Clearly people are watching the Olympics, and talking about them. And I am freaking tired of having to avoid the entire internet after 5 p.m. PT to avoid Olympic spoilers. I complained to, but they shockingly haven't emailed me back. Lo, how I miss the CBC!

Monday, August 11, 2008

What were the other 19% thinking?

I know August is a slow sports month, what with only preseason football and pre-pennant race baseball, but it's still a pleasant surprise to see how many people are paying attention to the Olympics. In the poll (to which I cannot directly link, and can I file a complaint about that?), over 80% of the respondants cited the men's 4x100 freestyle relay as the highlight of the weekend. Now, I didn't see the other three events, but that relay was awesome, and Lezak was incredible.

If you missed it, you can watch it here after installing the Silverlight plugin. (Hooray for Mac support this year!) And while you're at it, watch the women's 400m freestyle final, which also had a close and crazy finish.


Sunday, August 10, 2008

Saag Paneer

We've made saag paneer (or palaak paneer, as they call it in Southern India) many times, using a combination of two recipes. Both recipes are from Madhur Jaffrey: one in World Vegetarian and the other in World of the East Vegetarian Cooking. We don't like either one by itself, so now that we've finally adjusted it to our liking, here goes:

The paneer:
2 quarts whole milk
3-4 Tbsp white vinegar or lemon juice
1/4 tsp garam masala
1/8 tsp salt
1/8 tsp cayenne

Line a colander with several layers of cheesecloth, making sure you have plenty of cloth.

Bring the milk to a boil over medium high heat. When it begins to boil, turn the heat to low, and add 3Tbsp of vinegar. Stir. If the mixture does not begin curdling (the thin, yellowish whey separating from the white curds), add the last tablespoon of vinegar. Stir again, then pour into the colander. The whey will drain out and you'll have the curds left in the colander.

Gather up the ends of the cheesecloth and squeeze out as much water as possible. Tie the bundle shut, and lay the cloth on a plate. Place another plate above it, with a heavy book, for about five minutes. Just five minutes is all you need!

At this point it will keep for a day or two in the fridge. But once you're ready, slice it into cubes and fry it in a bit of oil. After slightly browning all sides, set aside.
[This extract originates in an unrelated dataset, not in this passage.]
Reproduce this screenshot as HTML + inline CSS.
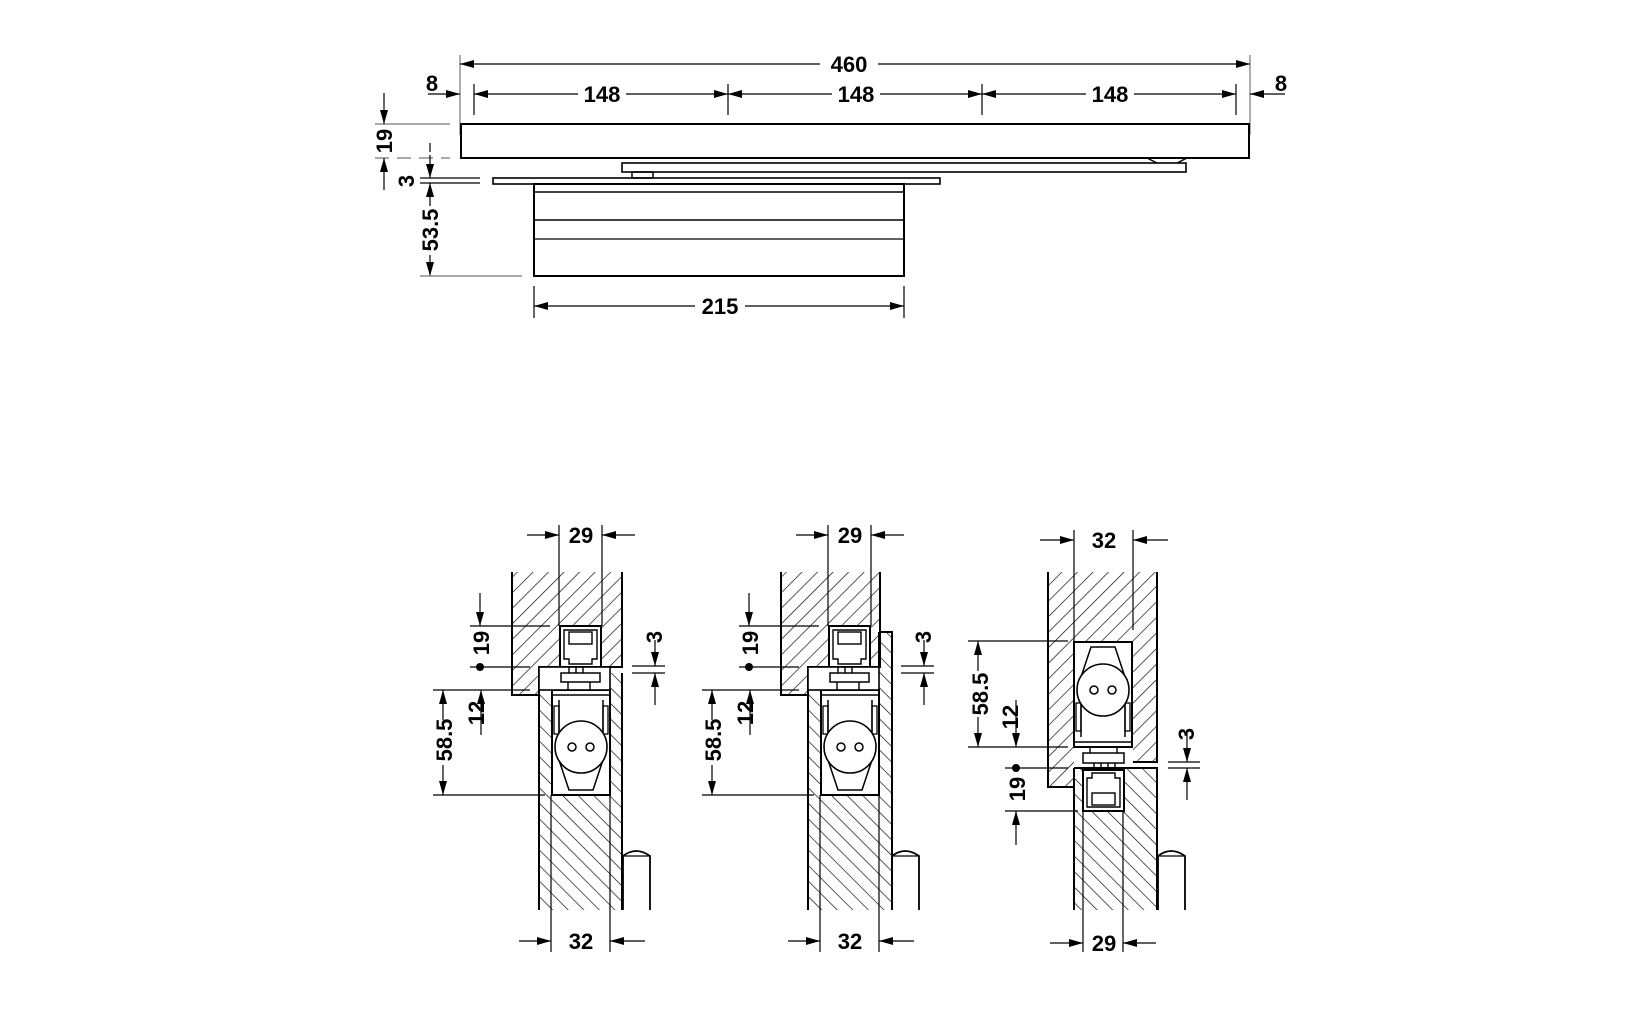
<!DOCTYPE html>
<html><head><meta charset="utf-8"><style>
html,body{margin:0;padding:0;background:#fff}
svg{display:block}
text{font-family:"Liberation Sans",Arial,sans-serif;font-weight:bold;font-size:22px;fill:#000}
</style></head><body>
<svg width="1635" height="1030" viewBox="0 0 1635 1030" xmlns="http://www.w3.org/2000/svg">
<defs>
<marker id="a" viewBox="0 0 14 8" refX="14" refY="4" markerWidth="14" markerHeight="8" markerUnits="userSpaceOnUse" orient="auto"><path d="M0,0 L14,4 L0,8 z" fill="#000"/></marker>
<pattern id="hf" patternUnits="userSpaceOnUse" width="11" height="11" patternTransform="rotate(45)"><line x1="0" y1="0" x2="0" y2="11" stroke="#000" stroke-width="1.3"/></pattern>
<pattern id="hb" patternUnits="userSpaceOnUse" width="11" height="11" patternTransform="rotate(-45)"><line x1="0" y1="0" x2="0" y2="11" stroke="#000" stroke-width="1.3"/></pattern>
<g id="housing">
<rect x="0" y="0" width="58" height="105" fill="#fff" stroke="#000" stroke-width="2"/>
<line x1="0" y1="5" x2="58" y2="5" stroke="#000" stroke-width="1.5"/>
<path d="M7,10 V70 L17,100 H41 L51,70 V10" fill="none" stroke="#000" stroke-width="1.5"/>
<rect x="2" y="16" width="5" height="28" fill="none" stroke="#000" stroke-width="1.3"/>
<rect x="51" y="16" width="5" height="28" fill="none" stroke="#000" stroke-width="1.3"/>
<circle cx="29" cy="57" r="26" fill="#fff" stroke="#000" stroke-width="1.6"/>
<circle cx="20" cy="57" r="4" fill="none" stroke="#000" stroke-width="1.5"/>
<circle cx="38" cy="57" r="4" fill="none" stroke="#000" stroke-width="1.5"/>
</g>
<g id="roller">
<rect x="0" y="0" width="41" height="41" fill="#fff" stroke="#000" stroke-width="2"/>
<path d="M4,4 H37 V33 H32 V38 H9 V33 H4 Z" fill="none" stroke="#000" stroke-width="1.4"/>
<rect x="9" y="6" width="23" height="12" fill="none" stroke="#000" stroke-width="1.4"/>
</g>
<g id="carrier">
<rect x="0" y="0" width="71" height="23" fill="#fff" stroke="#000" stroke-width="1.6"/>
<rect x="22" y="6" width="39" height="9" fill="#fff" stroke="#000" stroke-width="1.5"/>
<path d="M30,0V6M37,0V6M44,0V6M29,15V23M51,15V23" stroke="#000" stroke-width="1.4"/>
</g>
<g id="pin">
<path d="M0,60 V6 Q13,-4 27,6 V60" fill="none" stroke="#000" stroke-width="1.8"/>
<line x1="0" y1="6" x2="27" y2="6" stroke="#000" stroke-width="1.2"/>
</g>
</defs>
<g stroke="#000" fill="none">
<g stroke-width="1.2">
<line x1="460" y1="55" x2="460" y2="135" stroke="#777"/>
<line x1="1250" y1="55" x2="1250" y2="135" stroke="#777"/>
<line x1="474" y1="84" x2="474" y2="115"/>
<line x1="728" y1="84" x2="728" y2="115"/>
<line x1="982" y1="84" x2="982" y2="115"/>
<line x1="1236" y1="84" x2="1236" y2="115"/>
<line x1="820" y1="64" x2="460" y2="64" marker-end="url(#a)"/>
<line x1="878" y1="64" x2="1250" y2="64" marker-end="url(#a)"/>
<line x1="578" y1="94" x2="474" y2="94" marker-end="url(#a)"/>
<line x1="626" y1="94" x2="728" y2="94" marker-end="url(#a)"/>
<line x1="832" y1="94" x2="728" y2="94" marker-end="url(#a)"/>
<line x1="880" y1="94" x2="982" y2="94" marker-end="url(#a)"/>
<line x1="1086" y1="94" x2="982" y2="94" marker-end="url(#a)"/>
<line x1="1134" y1="94" x2="1236" y2="94" marker-end="url(#a)"/>
<line x1="428" y1="94" x2="460" y2="94" marker-end="url(#a)"/>
<line x1="1285" y1="94" x2="1250" y2="94" marker-end="url(#a)"/>
<line x1="375" y1="124" x2="450" y2="124" stroke="#777"/>
<line x1="375" y1="158" x2="450" y2="158" stroke="#777" stroke-dasharray="14,8"/>
<line x1="384" y1="93" x2="384" y2="124" marker-end="url(#a)"/>
<line x1="384" y1="190" x2="384" y2="158" marker-end="url(#a)"/>
<line x1="420" y1="178" x2="480" y2="178"/>
<line x1="420" y1="183" x2="480" y2="183"/>
<line x1="430" y1="143" x2="430" y2="152"/>
<line x1="430" y1="155" x2="430" y2="178" marker-end="url(#a)"/>
<line x1="430" y1="206" x2="430" y2="183" marker-end="url(#a)"/>
<line x1="430" y1="255" x2="430" y2="276" marker-end="url(#a)"/>
<line x1="420" y1="276" x2="522" y2="276" stroke="#777"/>
<line x1="534" y1="286" x2="534" y2="318"/>
<line x1="904" y1="286" x2="904" y2="318"/>
<line x1="695" y1="306" x2="534" y2="306" marker-end="url(#a)"/>
<line x1="745" y1="306" x2="904" y2="306" marker-end="url(#a)"/>
</g>
<g stroke-width="2">
<rect x="461" y="124" width="788" height="34"/>
<rect x="622" y="163" width="564" height="9" stroke-width="1.6"/>
<path d="M1147,158 L1157,163 M1187,158 L1177,163" stroke-width="1.4"/>
<rect x="632" y="172" width="21" height="6" stroke-width="1.5"/>
<rect x="493" y="178" width="447" height="6" stroke-width="1.6"/>
<rect x="534" y="184" width="370" height="92"/>
<line x1="534" y1="192" x2="904" y2="192" stroke-width="1.5"/>
<line x1="534" y1="220" x2="904" y2="220" stroke-width="1.5"/>
<line x1="534" y1="239" x2="904" y2="239" stroke-width="1.2"/>
</g>
</g>
<g>
<text x="849" y="72" text-anchor="middle">460</text>
<text x="602" y="102" text-anchor="middle">148</text>
<text x="856" y="102" text-anchor="middle">148</text>
<text x="1110" y="102" text-anchor="middle">148</text>
<text x="432" y="91" text-anchor="middle">8</text>
<text x="1281" y="91" text-anchor="middle">8</text>
<text transform="translate(392,141) rotate(-90)" text-anchor="middle">19</text>
<text transform="translate(414,181) rotate(-90)" text-anchor="middle">3</text>
<text transform="translate(438,230) rotate(-90)" text-anchor="middle">53.5</text>
<text x="720" y="314" text-anchor="middle">215</text>
</g>

<g id="s1">
<path d="M512,572 H622 V667 H601 V626 H560 V667 H539 V695 H512 Z" fill="url(#hf)"/>
<path d="M512,572 V695 H539 V667 H560 M601,667 H622 V572" fill="none" stroke="#000" stroke-width="2"/>
<path d="M539,690 H552 V795 H610 V673 H622 V910 H539 Z" fill="url(#hb)"/>
<path d="M539,910 V690 M622,673 V910" stroke="#000" stroke-width="2" fill="none"/>
<use href="#housing" x="552" y="690"/>
<use href="#roller" x="560" y="626"/>
<use href="#carrier" x="539" y="667"/>
<g stroke="#000" stroke-width="1.2" fill="none">
<line x1="551" y1="795" x2="551" y2="952"/>
<line x1="610" y1="795" x2="610" y2="952"/>
</g>
</g>
<use href="#pin" x="623" y="850"/>
<g stroke="#000" stroke-width="1.2" fill="none">
<line x1="559" y1="525" x2="559" y2="626"/><line x1="602" y1="525" x2="602" y2="626"/>
<line x1="527" y1="535" x2="559" y2="535" marker-end="url(#a)"/><line x1="635" y1="535" x2="602" y2="535" marker-end="url(#a)"/>
<line x1="470" y1="626" x2="550" y2="626"/>
<line x1="480" y1="593" x2="480" y2="626" marker-end="url(#a)"/>
<line x1="470" y1="667" x2="530" y2="667"/>
<line x1="433" y1="690" x2="530" y2="690"/>
<line x1="433" y1="795" x2="545" y2="795"/>
<line x1="443" y1="720" x2="443" y2="690" marker-end="url(#a)"/>
<line x1="443" y1="765" x2="443" y2="795" marker-end="url(#a)"/>
<line x1="481" y1="735" x2="481" y2="690" marker-end="url(#a)"/>
<line x1="632" y1="666" x2="665" y2="666"/><line x1="632" y1="673" x2="665" y2="673"/>
<line x1="655" y1="640" x2="655" y2="666" marker-end="url(#a)"/>
<line x1="655" y1="705" x2="655" y2="673" marker-end="url(#a)"/>
<line x1="519" y1="941" x2="551" y2="941" marker-end="url(#a)"/>
<line x1="645" y1="941" x2="610" y2="941" marker-end="url(#a)"/>
</g>
<circle cx="480" cy="667" r="4" fill="#000"/>
<text x="581" y="543" text-anchor="middle">29</text>
<text transform="translate(489,643) rotate(-90)" text-anchor="middle">19</text>
<text transform="translate(452,740) rotate(-90)" text-anchor="middle">58.5</text>
<text transform="translate(484,713) rotate(-90)" text-anchor="middle">12</text>
<text transform="translate(662,637) rotate(-90)" text-anchor="middle">3</text>
<text x="581" y="949" text-anchor="middle">32</text>

<g transform="translate(269,0)">
<path d="M512,572 H611 V667 H601 V626 H560 V667 H539 V695 H512 Z" fill="url(#hf)"/>
<path d="M512,572 V695 H539 V667 H560 M601,667 H611 V572" fill="none" stroke="#000" stroke-width="2"/>
<path d="M539,690 H552 V795 H610 V632 H623 V910 H539 Z" fill="url(#hb)"/>
<path d="M539,910 V690 M610,632 H623 V910 M610,632 V667" stroke="#000" stroke-width="2" fill="none"/>
<use href="#housing" x="552" y="690"/>
<use href="#roller" x="560" y="626"/>
<use href="#carrier" x="539" y="667"/>
<g stroke="#000" stroke-width="1.2" fill="none">
<line x1="551" y1="795" x2="551" y2="952"/>
<line x1="610" y1="795" x2="610" y2="952"/>
<line x1="559" y1="525" x2="559" y2="626"/><line x1="602" y1="525" x2="602" y2="626"/>
<line x1="527" y1="535" x2="559" y2="535" marker-end="url(#a)"/><line x1="635" y1="535" x2="602" y2="535" marker-end="url(#a)"/>
<line x1="470" y1="626" x2="550" y2="626"/>
<line x1="480" y1="593" x2="480" y2="626" marker-end="url(#a)"/>
<line x1="470" y1="667" x2="530" y2="667"/>
<line x1="433" y1="690" x2="530" y2="690"/>
<line x1="433" y1="795" x2="545" y2="795"/>
<line x1="443" y1="720" x2="443" y2="690" marker-end="url(#a)"/>
<line x1="443" y1="765" x2="443" y2="795" marker-end="url(#a)"/>
<line x1="481" y1="735" x2="481" y2="690" marker-end="url(#a)"/>
<line x1="632" y1="666" x2="665" y2="666"/><line x1="632" y1="673" x2="665" y2="673"/>
<line x1="655" y1="640" x2="655" y2="666" marker-end="url(#a)"/>
<line x1="655" y1="705" x2="655" y2="673" marker-end="url(#a)"/>
<line x1="519" y1="941" x2="551" y2="941" marker-end="url(#a)"/>
<line x1="645" y1="941" x2="610" y2="941" marker-end="url(#a)"/>
</g>
<use href="#pin" x="623" y="850"/>
<circle cx="480" cy="667" r="4" fill="#000"/>
<text x="581" y="543" text-anchor="middle">29</text>
<text transform="translate(489,643) rotate(-90)" text-anchor="middle">19</text>
<text transform="translate(452,740) rotate(-90)" text-anchor="middle">58.5</text>
<text transform="translate(484,713) rotate(-90)" text-anchor="middle">12</text>
<text transform="translate(662,637) rotate(-90)" text-anchor="middle">3</text>
<text x="581" y="949" text-anchor="middle">32</text>
</g>

<path d="M1048,572 H1157 V762 H1133 V641 H1074 V787 H1048 Z" fill="url(#hf)"/>
<path d="M1048,572 V787 H1074 M1133,762 H1157 V572" fill="none" stroke="#000" stroke-width="2"/>
<path d="M1074,768 H1083 V811 H1123 V768 H1157 V910 H1074 Z" fill="url(#hb)"/>
<path d="M1074,768 V910 M1074,768 H1157 V910" fill="none" stroke="#000" stroke-width="2"/>
<use href="#housing" transform="translate(1074,747) scale(1,-1)"/>
<use href="#roller" transform="translate(1083,811) scale(1,-1)"/>
<rect x="1083" y="753" width="41" height="10" fill="#fff" stroke="#000" stroke-width="1.5"/>
<path d="M1090,747V753M1117,747V753M1094,763V768M1101,763V768M1108,763V768M1115,763V768" stroke="#000" stroke-width="1.4"/>
<use href="#pin" x="1158" y="850"/>
<g stroke="#000" stroke-width="1.2" fill="none">
<line x1="1083" y1="811" x2="1083" y2="952"/>
<line x1="1123" y1="811" x2="1123" y2="952"/>
<line x1="1074" y1="530" x2="1074" y2="641"/><line x1="1133" y1="530" x2="1133" y2="630"/>
<line x1="1040" y1="540" x2="1074" y2="540" marker-end="url(#a)"/><line x1="1168" y1="540" x2="1133" y2="540" marker-end="url(#a)"/>
<line x1="968" y1="641" x2="1068" y2="641"/>
<line x1="968" y1="747" x2="1068" y2="747"/>
<line x1="978" y1="671" x2="978" y2="641" marker-end="url(#a)"/>
<line x1="978" y1="717" x2="978" y2="747" marker-end="url(#a)"/>
<line x1="1016" y1="700" x2="1016" y2="747" marker-end="url(#a)"/>
<line x1="1005" y1="768" x2="1068" y2="768"/>
<line x1="1005" y1="811" x2="1078" y2="811"/>
<line x1="1016" y1="845" x2="1016" y2="811" marker-end="url(#a)"/>
<line x1="1168" y1="762" x2="1200" y2="762"/><line x1="1168" y1="768" x2="1200" y2="768"/>
<line x1="1187" y1="730" x2="1187" y2="762" marker-end="url(#a)"/>
<line x1="1187" y1="800" x2="1187" y2="768" marker-end="url(#a)"/>
<line x1="1050" y1="943" x2="1083" y2="943" marker-end="url(#a)"/>
<line x1="1156" y1="943" x2="1123" y2="943" marker-end="url(#a)"/>
</g>
<circle cx="1016" cy="768" r="4" fill="#000"/>
<text x="1104" y="548" text-anchor="middle">32</text>
<text transform="translate(988,694) rotate(-90)" text-anchor="middle">58.5</text>
<text transform="translate(1018,717) rotate(-90)" text-anchor="middle">12</text>
<text transform="translate(1025,789) rotate(-90)" text-anchor="middle">19</text>
<text transform="translate(1194,734) rotate(-90)" text-anchor="middle">3</text>
<text x="1104" y="951" text-anchor="middle">29</text>
</svg>
</body></html>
Sprinkle with the salt, cayenne, and garam masala. (The frying is optional, mostly because it sticks to the pan like crazy, no matter how much oil you use.)

The saag:
2 10-oz. bags of spinach
1 Tbsp of dried fenugreek or 1-2 handfuls of fresh fenugreek (if you can get fresh fenugreek, it is SO worth it)

2-3 Tbsp peanut oil
4-5 cloves of garlic, chopped finely
A 1-inch cube of ginger, chopped finely
1/2 - 2 small green chilis, chopped finely. (we use 2 Thai chilis, but whatever you have that you like)
1 tomato, grated

3/4 tsp salt
1 1/2 tsp cumin
1/4 tsp cayenne

Bring 1/3 cup of water to boil in a large pan. Put in the spinach and fenugreek, and cook gently, covered, for 25 minutes.

START MAKING RICE NOW. (We have forgotten to make rice on at least three occasions.)

About 10 minutes after you've put the spinach on, start heating 2-3 Tbsp peanut oil in another frying pan. Add the ginger, garlic, and chilis, frying them until they start to brown. Then add the tomato, and cook over medium-low heat for about 10 minutes, until the texture thickens.

After the spinach has cooked for 25 minutes, mash it a bit with a potato masher or wooden spoon. Stir the tomato mixture into the spinach mixture, then add the salt, cumin, and cayenne. Stir to mix, cooking gently for 5 minutes. You may need to add a tablespoon of cornstarch here, but we usually just try to remove any excess water.

Add the paneer, stir, and cook gently covered for another 5 minutes. Taste for salt.

Serve hot, with rice.


Wednesday, August 6, 2008

Dorky Fun with Wordle

It seems that wordle is all the rage these days. And I decided to look at what comes out of the RSS feed of astro-ph. Let's take a look (click image to enlarge):

I didn't realize that "magnetic" would be number one!